** begin **

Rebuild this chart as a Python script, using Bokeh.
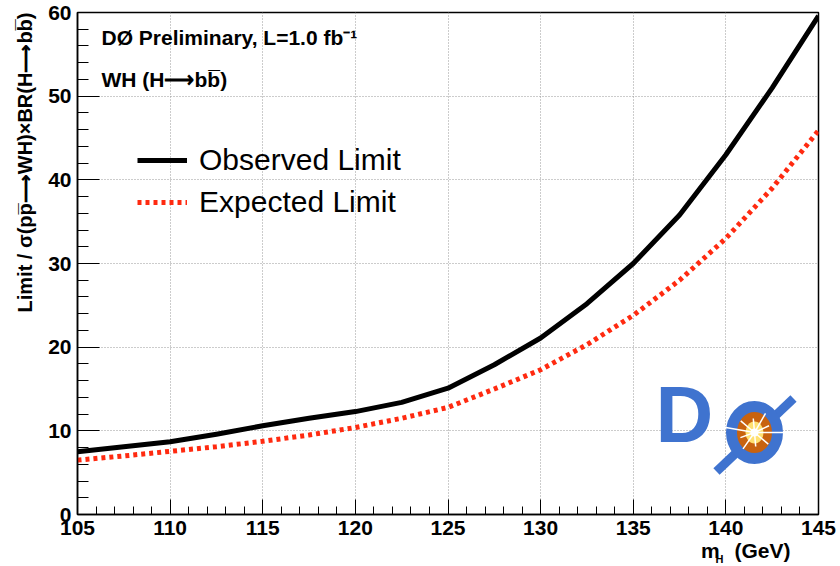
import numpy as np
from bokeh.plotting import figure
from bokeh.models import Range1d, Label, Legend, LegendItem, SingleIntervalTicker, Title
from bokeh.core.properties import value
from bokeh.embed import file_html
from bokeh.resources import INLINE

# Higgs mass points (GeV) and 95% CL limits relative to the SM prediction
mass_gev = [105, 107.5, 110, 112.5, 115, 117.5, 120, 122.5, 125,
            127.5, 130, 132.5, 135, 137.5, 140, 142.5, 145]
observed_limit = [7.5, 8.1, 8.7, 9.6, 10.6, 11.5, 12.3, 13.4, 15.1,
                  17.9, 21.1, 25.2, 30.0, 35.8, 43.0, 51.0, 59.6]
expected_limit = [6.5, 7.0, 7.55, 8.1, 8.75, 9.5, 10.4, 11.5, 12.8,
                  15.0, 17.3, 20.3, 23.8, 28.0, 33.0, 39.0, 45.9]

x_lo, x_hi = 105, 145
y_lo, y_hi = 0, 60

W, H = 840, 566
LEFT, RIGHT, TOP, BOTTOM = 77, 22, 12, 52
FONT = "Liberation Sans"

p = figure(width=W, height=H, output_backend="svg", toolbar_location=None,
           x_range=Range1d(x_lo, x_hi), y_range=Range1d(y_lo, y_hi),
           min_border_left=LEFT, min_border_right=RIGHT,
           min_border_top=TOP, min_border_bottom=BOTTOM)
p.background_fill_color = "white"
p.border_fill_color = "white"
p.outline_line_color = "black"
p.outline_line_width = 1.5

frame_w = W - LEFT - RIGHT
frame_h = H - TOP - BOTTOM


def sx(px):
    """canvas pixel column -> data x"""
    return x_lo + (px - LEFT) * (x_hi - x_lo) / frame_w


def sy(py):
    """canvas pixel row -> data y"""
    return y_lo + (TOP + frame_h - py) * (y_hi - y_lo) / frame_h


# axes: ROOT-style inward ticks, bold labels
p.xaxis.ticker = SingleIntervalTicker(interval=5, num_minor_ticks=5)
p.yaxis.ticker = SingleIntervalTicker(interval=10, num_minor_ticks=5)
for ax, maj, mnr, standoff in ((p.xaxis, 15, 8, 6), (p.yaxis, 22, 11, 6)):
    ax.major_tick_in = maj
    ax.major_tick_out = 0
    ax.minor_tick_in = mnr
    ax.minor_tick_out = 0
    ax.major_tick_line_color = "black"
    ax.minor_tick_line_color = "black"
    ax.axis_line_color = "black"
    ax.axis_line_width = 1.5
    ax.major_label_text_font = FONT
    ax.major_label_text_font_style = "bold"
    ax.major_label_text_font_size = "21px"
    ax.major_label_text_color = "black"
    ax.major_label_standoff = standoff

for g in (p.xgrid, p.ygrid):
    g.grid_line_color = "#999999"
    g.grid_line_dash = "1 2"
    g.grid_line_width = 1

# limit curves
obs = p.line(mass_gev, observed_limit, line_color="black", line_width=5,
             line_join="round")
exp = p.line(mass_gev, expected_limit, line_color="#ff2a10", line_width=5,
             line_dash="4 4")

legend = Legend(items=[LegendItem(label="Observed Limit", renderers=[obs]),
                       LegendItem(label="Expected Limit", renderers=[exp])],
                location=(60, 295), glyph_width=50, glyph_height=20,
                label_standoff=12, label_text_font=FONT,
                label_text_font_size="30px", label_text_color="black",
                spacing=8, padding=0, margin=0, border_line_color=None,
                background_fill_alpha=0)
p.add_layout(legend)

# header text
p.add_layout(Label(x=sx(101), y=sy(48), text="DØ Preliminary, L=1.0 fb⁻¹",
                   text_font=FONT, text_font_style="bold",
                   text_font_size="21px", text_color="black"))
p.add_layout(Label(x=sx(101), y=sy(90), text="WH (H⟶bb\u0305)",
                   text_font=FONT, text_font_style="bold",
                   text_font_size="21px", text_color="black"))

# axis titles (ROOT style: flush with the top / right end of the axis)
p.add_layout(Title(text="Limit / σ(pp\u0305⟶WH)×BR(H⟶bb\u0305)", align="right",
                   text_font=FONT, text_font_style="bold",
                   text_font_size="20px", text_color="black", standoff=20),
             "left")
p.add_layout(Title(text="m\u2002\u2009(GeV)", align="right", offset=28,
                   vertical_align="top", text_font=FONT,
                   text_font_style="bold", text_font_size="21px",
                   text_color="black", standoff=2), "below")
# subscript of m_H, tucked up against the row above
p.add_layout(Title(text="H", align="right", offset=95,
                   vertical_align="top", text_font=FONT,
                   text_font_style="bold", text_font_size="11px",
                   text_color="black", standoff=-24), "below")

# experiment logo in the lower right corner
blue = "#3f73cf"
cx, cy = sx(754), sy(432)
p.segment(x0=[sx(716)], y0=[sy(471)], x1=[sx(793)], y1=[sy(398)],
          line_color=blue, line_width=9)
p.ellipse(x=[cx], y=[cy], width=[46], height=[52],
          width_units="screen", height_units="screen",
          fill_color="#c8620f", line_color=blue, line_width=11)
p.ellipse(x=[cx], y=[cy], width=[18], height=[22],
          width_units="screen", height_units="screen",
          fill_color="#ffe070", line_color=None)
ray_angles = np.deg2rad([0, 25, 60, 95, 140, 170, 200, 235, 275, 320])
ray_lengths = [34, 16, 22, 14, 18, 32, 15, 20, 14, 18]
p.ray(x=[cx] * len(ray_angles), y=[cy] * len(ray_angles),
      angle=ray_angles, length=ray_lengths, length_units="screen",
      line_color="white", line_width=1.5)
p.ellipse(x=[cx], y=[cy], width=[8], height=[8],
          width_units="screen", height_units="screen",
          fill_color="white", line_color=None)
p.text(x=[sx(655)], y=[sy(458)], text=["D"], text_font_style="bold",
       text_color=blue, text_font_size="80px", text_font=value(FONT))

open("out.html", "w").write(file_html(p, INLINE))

** end **

» AIM OF THE EXERCISE: Pictures are excluded: retype only the lines from the beginning of the listing above through the line with "ax.major_label_standoff = standoff", both included.

» OUTPUT:
Rebuild this chart as a Python script, using Bokeh.
import numpy as np
from bokeh.plotting import figure
from bokeh.models import Range1d, Label, Legend, LegendItem, SingleIntervalTicker, Title
from bokeh.core.properties import value
from bokeh.embed import file_html
from bokeh.resources import INLINE

# Higgs mass points (GeV) and 95% CL limits relative to the SM prediction
mass_gev = [105, 107.5, 110, 112.5, 115, 117.5, 120, 122.5, 125,
            127.5, 130, 132.5, 135, 137.5, 140, 142.5, 145]
observed_limit = [7.5, 8.1, 8.7, 9.6, 10.6, 11.5, 12.3, 13.4, 15.1,
                  17.9, 21.1, 25.2, 30.0, 35.8, 43.0, 51.0, 59.6]
expected_limit = [6.5, 7.0, 7.55, 8.1, 8.75, 9.5, 10.4, 11.5, 12.8,
                  15.0, 17.3, 20.3, 23.8, 28.0, 33.0, 39.0, 45.9]

x_lo, x_hi = 105, 145
y_lo, y_hi = 0, 60

W, H = 840, 566
LEFT, RIGHT, TOP, BOTTOM = 77, 22, 12, 52
FONT = "Liberation Sans"

p = figure(width=W, height=H, output_backend="svg", toolbar_location=None,
           x_range=Range1d(x_lo, x_hi), y_range=Range1d(y_lo, y_hi),
           min_border_left=LEFT, min_border_right=RIGHT,
           min_border_top=TOP, min_border_bottom=BOTTOM)
p.background_fill_color = "white"
p.border_fill_color = "white"
p.outline_line_color = "black"
p.outline_line_width = 1.5

frame_w = W - LEFT - RIGHT
frame_h = H - TOP - BOTTOM


def sx(px):
    """canvas pixel column -> data x"""
    return x_lo + (px - LEFT) * (x_hi - x_lo) / frame_w


def sy(py):
    """canvas pixel row -> data y"""
    return y_lo + (TOP + frame_h - py) * (y_hi - y_lo) / frame_h


# axes: ROOT-style inward ticks, bold labels
p.xaxis.ticker = SingleIntervalTicker(interval=5, num_minor_ticks=5)
p.yaxis.ticker = SingleIntervalTicker(interval=10, num_minor_ticks=5)
for ax, maj, mnr, standoff in ((p.xaxis, 15, 8, 6), (p.yaxis, 22, 11, 6)):
    ax.major_tick_in = maj
    ax.major_tick_out = 0
    ax.minor_tick_in = mnr
    ax.minor_tick_out = 0
    ax.major_tick_line_color = "black"
    ax.minor_tick_line_color = "black"
    ax.axis_line_color = "black"
    ax.axis_line_width = 1.5
    ax.major_label_text_font = FONT
    ax.major_label_text_font_style = "bold"
    ax.major_label_text_font_size = "21px"
    ax.major_label_text_color = "black"
    ax.major_label_standoff = standoff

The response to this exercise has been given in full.